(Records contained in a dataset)
↓

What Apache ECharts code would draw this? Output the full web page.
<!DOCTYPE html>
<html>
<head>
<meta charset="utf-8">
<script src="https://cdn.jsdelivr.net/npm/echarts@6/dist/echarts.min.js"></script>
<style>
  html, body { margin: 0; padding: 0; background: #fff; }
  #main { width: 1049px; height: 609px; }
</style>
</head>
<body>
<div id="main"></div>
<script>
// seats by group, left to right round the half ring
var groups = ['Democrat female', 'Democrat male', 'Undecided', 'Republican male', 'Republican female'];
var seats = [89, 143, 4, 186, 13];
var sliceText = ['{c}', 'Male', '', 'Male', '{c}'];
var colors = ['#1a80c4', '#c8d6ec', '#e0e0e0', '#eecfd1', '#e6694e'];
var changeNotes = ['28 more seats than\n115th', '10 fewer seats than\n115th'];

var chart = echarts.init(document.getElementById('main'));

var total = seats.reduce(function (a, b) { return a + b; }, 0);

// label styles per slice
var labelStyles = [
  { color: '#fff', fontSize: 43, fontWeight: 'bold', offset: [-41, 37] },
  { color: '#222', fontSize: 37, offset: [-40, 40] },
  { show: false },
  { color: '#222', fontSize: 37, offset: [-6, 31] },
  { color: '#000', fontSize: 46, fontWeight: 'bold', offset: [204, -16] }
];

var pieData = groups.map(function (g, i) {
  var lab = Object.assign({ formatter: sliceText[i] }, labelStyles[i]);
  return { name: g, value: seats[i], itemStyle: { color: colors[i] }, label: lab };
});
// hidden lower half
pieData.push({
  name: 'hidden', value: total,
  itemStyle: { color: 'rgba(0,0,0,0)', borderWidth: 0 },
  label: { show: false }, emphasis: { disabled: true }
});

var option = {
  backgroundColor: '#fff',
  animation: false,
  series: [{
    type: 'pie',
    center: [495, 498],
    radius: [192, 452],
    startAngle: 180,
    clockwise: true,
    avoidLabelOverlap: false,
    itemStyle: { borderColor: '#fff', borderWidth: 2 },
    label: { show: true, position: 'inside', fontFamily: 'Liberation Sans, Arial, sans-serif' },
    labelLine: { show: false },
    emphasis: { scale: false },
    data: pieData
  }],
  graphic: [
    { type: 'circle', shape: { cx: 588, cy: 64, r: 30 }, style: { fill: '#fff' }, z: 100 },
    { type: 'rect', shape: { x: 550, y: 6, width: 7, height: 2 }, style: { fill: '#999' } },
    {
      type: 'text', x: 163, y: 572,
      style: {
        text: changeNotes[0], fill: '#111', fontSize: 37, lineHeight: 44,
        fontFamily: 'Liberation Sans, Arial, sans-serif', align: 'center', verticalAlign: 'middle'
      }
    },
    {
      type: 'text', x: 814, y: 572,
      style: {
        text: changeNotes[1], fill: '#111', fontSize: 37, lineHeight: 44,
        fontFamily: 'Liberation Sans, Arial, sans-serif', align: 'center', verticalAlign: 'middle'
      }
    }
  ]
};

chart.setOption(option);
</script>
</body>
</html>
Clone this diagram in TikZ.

↑

Aim of the task
From the listing above, return each line with the word "this".

Output of the task
What Apache ECharts code would draw this? Output the full web page.
Clone this diagram in TikZ.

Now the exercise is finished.